Of course, Hamilton was ecstatic to win in front of his home fans and brings himself right back into the championship hunt. Nick Heidfeld saved the day for BMW and Ferrari leave Silverstone wondering why they made the choice to stay on the same tyres. Red Bull will head to Germany for the next race knowing that they have made substantial progress on the RB4, and Webber in particular should be delighted with his pole from yesterday. But an early mistake from the Australian meant he couldn’t capitalise on his front row grid slot. Despite all this though, Webber drove a fine race and provided fans with much entertainment.

This may (or may not) be the penultimate race at Silverstone, but it sure has given the championship a good shake with the top three drivers all the sharing the same amount of points. The second half of 2008 is sure going to be very interesting.


  • What puzzles me still is that the Hondas were the only cars to switch to full wets. I understand that teams were hoping that conditions would improve, but even if they did, you’d have to think that the advantage in the mean time would be worth it. After hearing reports that Barrichello was turning in laps 12s faster in an inferior car, and given the speed with which these cars can pit for new tires, it would only take a couple of laps to make up the lost time. The rain hadn’t let up yet, and Silverstone doesn’t drain well — the track couldn’t have dried that fast. I’m baffled.

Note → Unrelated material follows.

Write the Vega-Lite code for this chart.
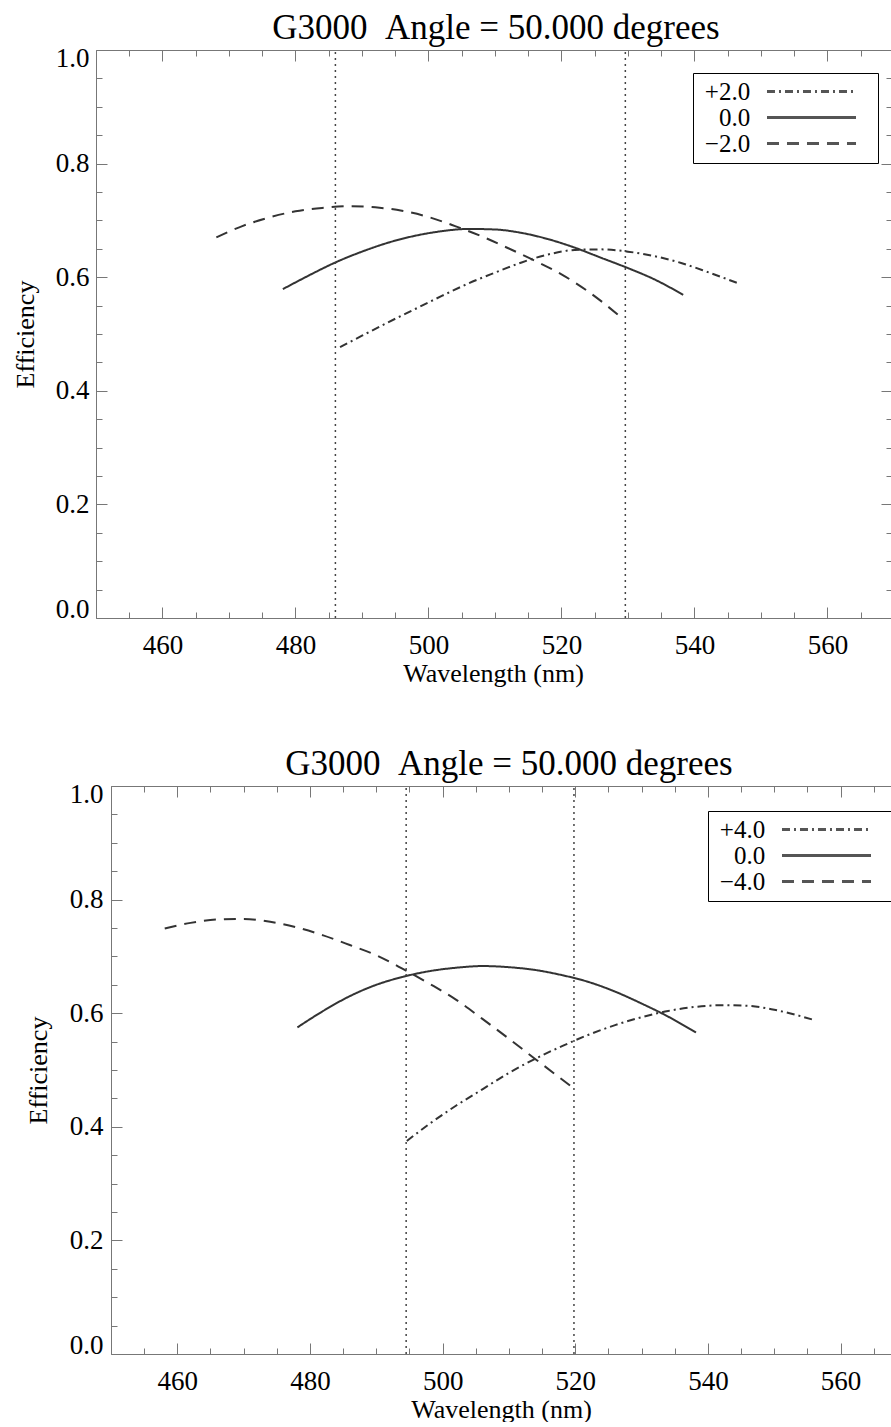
{
  "$schema": "https://vega.github.io/schema/vega-lite/v6.json",
  "autosize": {"type": "pad"},
  "padding": {"left": 0, "top": 11, "right": 0, "bottom": 0},
  "background": "white",
  "spacing": 61,
  "config": {
    "view": {"stroke": null},
    "font": "Liberation Serif",
    "axis": {
      "labelFont": "Liberation Serif",
      "labelFontSize": 27,
      "labelColor": "#000",
      "titleFont": "Liberation Serif",
      "titleFontSize": 26,
      "titleFontWeight": "normal",
      "titleColor": "#000",
      "tickColor": "#777",
      "domainColor": "#777",
      "grid": false,
      "labelOverlap": false,
      "labelBound": false
    },
    "legend": {
      "labelFont": "Liberation Serif",
      "labelFontSize": 25,
      "labelColor": "#000",
      "titleFont": "Liberation Serif"
    }
  },
  "resolve": {
    "scale": {"x": "independent", "y": "independent", "strokeDash": "independent"},
    "legend": {"strokeDash": "independent"}
  },
  "vconcat": [
    {
      "width": 780,
      "height": 568,
      "title": {
        "text": "G3000\u00a0\u00a0Angle = 50.000 degrees",
        "font": "Liberation Serif",
        "fontSize": 35,
        "fontWeight": "normal",
        "color": "#000",
        "anchor": "middle",
        "baseline": "alphabetic",
        "offset": -30,
        "dx": -5
      },
      "layer": [
        {
          "data": {"values": [
            {"wavelength": 486.7, "efficiency": 0.477, "offset": "+2.0"},
            {"wavelength": 490, "efficiency": 0.497, "offset": "+2.0"},
            {"wavelength": 494, "efficiency": 0.521, "offset": "+2.0"},
            {"wavelength": 498, "efficiency": 0.544, "offset": "+2.0"},
            {"wavelength": 502, "efficiency": 0.567, "offset": "+2.0"},
            {"wavelength": 506, "efficiency": 0.589, "offset": "+2.0"},
            {"wavelength": 510, "efficiency": 0.608, "offset": "+2.0"},
            {"wavelength": 514, "efficiency": 0.626, "offset": "+2.0"},
            {"wavelength": 518, "efficiency": 0.640, "offset": "+2.0"},
            {"wavelength": 522, "efficiency": 0.648, "offset": "+2.0"},
            {"wavelength": 526, "efficiency": 0.649, "offset": "+2.0"},
            {"wavelength": 530, "efficiency": 0.645, "offset": "+2.0"},
            {"wavelength": 534, "efficiency": 0.637, "offset": "+2.0"},
            {"wavelength": 538, "efficiency": 0.625, "offset": "+2.0"},
            {"wavelength": 542, "efficiency": 0.609, "offset": "+2.0"},
            {"wavelength": 546.4, "efficiency": 0.590, "offset": "+2.0"},
            {"wavelength": 478.1, "efficiency": 0.579, "offset": "0.0"},
            {"wavelength": 482, "efficiency": 0.603, "offset": "0.0"},
            {"wavelength": 486, "efficiency": 0.626, "offset": "0.0"},
            {"wavelength": 490, "efficiency": 0.645, "offset": "0.0"},
            {"wavelength": 494, "efficiency": 0.661, "offset": "0.0"},
            {"wavelength": 498, "efficiency": 0.673, "offset": "0.0"},
            {"wavelength": 502, "efficiency": 0.681, "offset": "0.0"},
            {"wavelength": 506, "efficiency": 0.685, "offset": "0.0"},
            {"wavelength": 510, "efficiency": 0.684, "offset": "0.0"},
            {"wavelength": 514, "efficiency": 0.678, "offset": "0.0"},
            {"wavelength": 518, "efficiency": 0.667, "offset": "0.0"},
            {"wavelength": 522, "efficiency": 0.652, "offset": "0.0"},
            {"wavelength": 526, "efficiency": 0.634, "offset": "0.0"},
            {"wavelength": 530, "efficiency": 0.616, "offset": "0.0"},
            {"wavelength": 534, "efficiency": 0.596, "offset": "0.0"},
            {"wavelength": 538.3, "efficiency": 0.569, "offset": "0.0"},
            {"wavelength": 468.1, "efficiency": 0.670, "offset": "−2.0"},
            {"wavelength": 472, "efficiency": 0.690, "offset": "−2.0"},
            {"wavelength": 476, "efficiency": 0.705, "offset": "−2.0"},
            {"wavelength": 480, "efficiency": 0.716, "offset": "−2.0"},
            {"wavelength": 484, "efficiency": 0.722, "offset": "−2.0"},
            {"wavelength": 488, "efficiency": 0.725, "offset": "−2.0"},
            {"wavelength": 492, "efficiency": 0.723, "offset": "−2.0"},
            {"wavelength": 496, "efficiency": 0.717, "offset": "−2.0"},
            {"wavelength": 500, "efficiency": 0.706, "offset": "−2.0"},
            {"wavelength": 504, "efficiency": 0.690, "offset": "−2.0"},
            {"wavelength": 508, "efficiency": 0.672, "offset": "−2.0"},
            {"wavelength": 512, "efficiency": 0.651, "offset": "−2.0"},
            {"wavelength": 516, "efficiency": 0.629, "offset": "−2.0"},
            {"wavelength": 520, "efficiency": 0.605, "offset": "−2.0"},
            {"wavelength": 524, "efficiency": 0.575, "offset": "−2.0"},
            {"wavelength": 529.0, "efficiency": 0.529, "offset": "−2.0"}
          ]},
          "mark": {"type": "line", "color": "#333", "strokeWidth": 2, "interpolate": "monotone"},
          "encoding": {
            "x": {
              "field": "wavelength", "type": "quantitative",
              "scale": {"domain": [450, 569.4], "range": [-15, 779], "nice": false, "zero": false},
              "axis": {
                "orient": "bottom",
                "values": [450,455,460,465,470,475,480,485,490,495,500,505,510,515,520,525,530,535,540,545,550,555,560,565],
                "format": "d",
                "labelExpr": "datum.value % 20 === 0 ? datum.label : ''",
                "tickSize": {"condition": {"test": "datum.value % 20 === 0", "value": -11}, "value": -6},
                "labelPadding": 25,
                "labelFlush": false,
                "title": "Wavelength (nm)",
                "titlePadding": -3
              }
            },
            "y": {
              "field": "efficiency", "type": "quantitative",
              "scale": {"domain": [0, 1], "nice": false, "zero": false},
              "axis": {
                "orient": "left",
                "offset": 15,
                "values": [0,0.05,0.1,0.15,0.2,0.25,0.3,0.35,0.4,0.45,0.5,0.55,0.6,0.65,0.7,0.75,0.8,0.85,0.9,0.95,1],
                "labelExpr": "round(datum.value*100) % 20 === 0 ? format(datum.value, '.1f') : ''",
                "tickSize": {"condition": {"test": "round(datum.value*100) % 20 === 0", "value": -11}, "value": -6},
                "labelPadding": 18,
                "labelFlush": true,
                "labelFlushOffset": 5,
                "title": "Efficiency",
                "titleX": -58,
                "minExtent": 96
              }
            },
            "strokeDash": {
              "field": "offset", "type": "nominal",
              "scale": {"domain": ["+2.0", "0.0", "−2.0"], "range": [[8, 4, 2, 4], [1, 0], [12, 8]]},
              "legend": {
                "orient": "none",
                "legendX": 582,
                "legendY": 23,
                "title": " ",
                "titleOrient": "right",
                "titlePadding": 10,
                "titleFontSize": 25,
                "padding": 6,
                "strokeColor": "#000",
                "symbolType": "M-5,0H5",
                "symbolSize": 317,
                "symbolStrokeWidth": 3,
                "symbolStrokeColor": "#555",
                "symbolOffset": 100,
                "labelOffset": -73.8,
                "labelAlign": "right",
                "rowPadding": 0
              }
            }
          }
        },
        {
          "data": {"values": [{"wavelength": 486.0}, {"wavelength": 529.6}]},
          "mark": {"type": "rule", "color": "#444", "strokeWidth": 1.5, "strokeDash": [2, 4]},
          "encoding": {
            "x": {
              "field": "wavelength", "type": "quantitative",
              "axis": {
                "orient": "top",
                "values": [450,455,460,465,470,475,480,485,490,495,500,505,510,515,520,525,530,535,540,545,550,555,560,565],
                "labels": false,
                "minExtent": 0,
                "tickSize": {"condition": {"test": "datum.value % 20 === 0", "value": -11}, "value": -6},
                "title": null
              }
            },
            "y": {
              "datum": 0, "type": "quantitative",
              "axis": {
                "orient": "right",
                "values": [0,0.05,0.1,0.15,0.2,0.25,0.3,0.35,0.4,0.45,0.5,0.55,0.6,0.65,0.7,0.75,0.8,0.85,0.9,0.95,1],
                "labels": false,
                "domain": false,
                "minExtent": 0,
                "tickSize": {"condition": {"test": "round(datum.value*100) % 20 === 0", "value": -10}, "value": -5},
                "title": null
              }
            },
            "y2": {"datum": 1}
          }
        }
      ],
      "resolve": {"axis": {"x": "independent", "y": "independent"}}
    },
    {
      "width": 780,
      "height": 568,
      "title": {
        "text": "G3000\u00a0\u00a0Angle = 50.000 degrees",
        "font": "Liberation Serif",
        "fontSize": 35,
        "fontWeight": "normal",
        "color": "#000",
        "anchor": "middle",
        "baseline": "alphabetic",
        "offset": -30,
        "dx": 8
      },
      "layer": [
        {
          "data": {"values": [
            {"wavelength": 494.6, "efficiency": 0.375, "offset": "+4.0"},
            {"wavelength": 498, "efficiency": 0.405, "offset": "+4.0"},
            {"wavelength": 502, "efficiency": 0.437, "offset": "+4.0"},
            {"wavelength": 506, "efficiency": 0.466, "offset": "+4.0"},
            {"wavelength": 510, "efficiency": 0.495, "offset": "+4.0"},
            {"wavelength": 514, "efficiency": 0.520, "offset": "+4.0"},
            {"wavelength": 518, "efficiency": 0.542, "offset": "+4.0"},
            {"wavelength": 522, "efficiency": 0.562, "offset": "+4.0"},
            {"wavelength": 526, "efficiency": 0.579, "offset": "+4.0"},
            {"wavelength": 530, "efficiency": 0.593, "offset": "+4.0"},
            {"wavelength": 534, "efficiency": 0.604, "offset": "+4.0"},
            {"wavelength": 538, "efficiency": 0.611, "offset": "+4.0"},
            {"wavelength": 542, "efficiency": 0.614, "offset": "+4.0"},
            {"wavelength": 546, "efficiency": 0.613, "offset": "+4.0"},
            {"wavelength": 550, "efficiency": 0.606, "offset": "+4.0"},
            {"wavelength": 556, "efficiency": 0.588, "offset": "+4.0"},
            {"wavelength": 478.1, "efficiency": 0.575, "offset": "0.0"},
            {"wavelength": 482, "efficiency": 0.604, "offset": "0.0"},
            {"wavelength": 486, "efficiency": 0.630, "offset": "0.0"},
            {"wavelength": 490, "efficiency": 0.650, "offset": "0.0"},
            {"wavelength": 494, "efficiency": 0.664, "offset": "0.0"},
            {"wavelength": 498, "efficiency": 0.674, "offset": "0.0"},
            {"wavelength": 502, "efficiency": 0.680, "offset": "0.0"},
            {"wavelength": 506, "efficiency": 0.683, "offset": "0.0"},
            {"wavelength": 510, "efficiency": 0.681, "offset": "0.0"},
            {"wavelength": 514, "efficiency": 0.676, "offset": "0.0"},
            {"wavelength": 518, "efficiency": 0.667, "offset": "0.0"},
            {"wavelength": 522, "efficiency": 0.655, "offset": "0.0"},
            {"wavelength": 526, "efficiency": 0.638, "offset": "0.0"},
            {"wavelength": 530, "efficiency": 0.617, "offset": "0.0"},
            {"wavelength": 534, "efficiency": 0.594, "offset": "0.0"},
            {"wavelength": 538.2, "efficiency": 0.566, "offset": "0.0"},
            {"wavelength": 458.1, "efficiency": 0.749, "offset": "−4.0"},
            {"wavelength": 462, "efficiency": 0.759, "offset": "−4.0"},
            {"wavelength": 466, "efficiency": 0.765, "offset": "−4.0"},
            {"wavelength": 470, "efficiency": 0.766, "offset": "−4.0"},
            {"wavelength": 474, "efficiency": 0.761, "offset": "−4.0"},
            {"wavelength": 478, "efficiency": 0.751, "offset": "−4.0"},
            {"wavelength": 482, "efficiency": 0.737, "offset": "−4.0"},
            {"wavelength": 486, "efficiency": 0.720, "offset": "−4.0"},
            {"wavelength": 490, "efficiency": 0.702, "offset": "−4.0"},
            {"wavelength": 494, "efficiency": 0.678, "offset": "−4.0"},
            {"wavelength": 498, "efficiency": 0.652, "offset": "−4.0"},
            {"wavelength": 502, "efficiency": 0.624, "offset": "−4.0"},
            {"wavelength": 506, "efficiency": 0.590, "offset": "−4.0"},
            {"wavelength": 510, "efficiency": 0.555, "offset": "−4.0"},
            {"wavelength": 514, "efficiency": 0.519, "offset": "−4.0"},
            {"wavelength": 519.5, "efficiency": 0.470, "offset": "−4.0"}
          ]},
          "mark": {"type": "line", "color": "#333", "strokeWidth": 2, "interpolate": "monotone"},
          "encoding": {
            "x": {
              "field": "wavelength", "type": "quantitative",
              "scale": {"domain": [450, 567.6], "nice": false, "zero": false},
              "axis": {
                "orient": "bottom",
                "values": [450,455,460,465,470,475,480,485,490,495,500,505,510,515,520,525,530,535,540,545,550,555,560,565],
                "format": "d",
                "labelExpr": "datum.value % 20 === 0 ? datum.label : ''",
                "tickSize": {"condition": {"test": "datum.value % 20 === 0", "value": -11}, "value": -6},
                "labelPadding": 25,
                "labelFlush": false,
                "title": "Wavelength (nm)",
                "titlePadding": -3
              }
            },
            "y": {
              "field": "efficiency", "type": "quantitative",
              "scale": {"domain": [0, 1], "nice": false, "zero": false},
              "axis": {
                "orient": "left",
                "values": [0,0.05,0.1,0.15,0.2,0.25,0.3,0.35,0.4,0.45,0.5,0.55,0.6,0.65,0.7,0.75,0.8,0.85,0.9,0.95,1],
                "labelExpr": "round(datum.value*100) % 20 === 0 ? format(datum.value, '.1f') : ''",
                "tickSize": {"condition": {"test": "round(datum.value*100) % 20 === 0", "value": -11}, "value": -6},
                "labelPadding": 19,
                "labelFlush": true,
                "labelFlushOffset": 5,
                "title": "Efficiency",
                "titleX": -60,
                "minExtent": 111
              }
            },
            "strokeDash": {
              "field": "offset", "type": "nominal",
              "scale": {"domain": ["+4.0", "0.0", "−4.0"], "range": [[8, 4, 2, 4], [1, 0], [12, 8]]},
              "legend": {
                "orient": "none",
                "legendX": 597,
                "legendY": 25,
                "title": " ",
                "titleOrient": "right",
                "titlePadding": 10,
                "titleFontSize": 25,
                "padding": 6,
                "strokeColor": "#000",
                "symbolType": "M-5,0H5",
                "symbolSize": 317,
                "symbolStrokeWidth": 3,
                "symbolStrokeColor": "#555",
                "symbolOffset": 100,
                "labelOffset": -73.8,
                "labelAlign": "right",
                "rowPadding": 0
              }
            }
          }
        },
        {
          "data": {"values": [{"wavelength": 494.5}, {"wavelength": 519.8}]},
          "mark": {"type": "rule", "color": "#444", "strokeWidth": 1.5, "strokeDash": [2, 4]},
          "encoding": {
            "x": {
              "field": "wavelength", "type": "quantitative",
              "axis": {
                "orient": "top",
                "values": [450,455,460,465,470,475,480,485,490,495,500,505,510,515,520,525,530,535,540,545,550,555,560,565],
                "labels": false,
                "minExtent": 0,
                "tickSize": {"condition": {"test": "datum.value % 20 === 0", "value": -11}, "value": -6},
                "title": null
              }
            },
            "y": {"datum": 0, "type": "quantitative", "axis": null},
            "y2": {"datum": 1}
          }
        }
      ],
      "resolve": {"axis": {"x": "independent", "y": "independent"}}
    }
  ]
}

  • Thing is seccotine, they were playing a game of chicken with each other and the weather. Team One won’t pit until Team Two does. Team Two won’t pit until Team One does. It’s happened in the past – in France one year, ’97 maybe, Frentzen and Schumacher were in the dying stages of the race and it started to rain. Neither would come in unless the other did. Schumacher went on to win but only after a couple of offs. He couldn’t pit though; Frentzen would have continued and maybe kept ahead just about.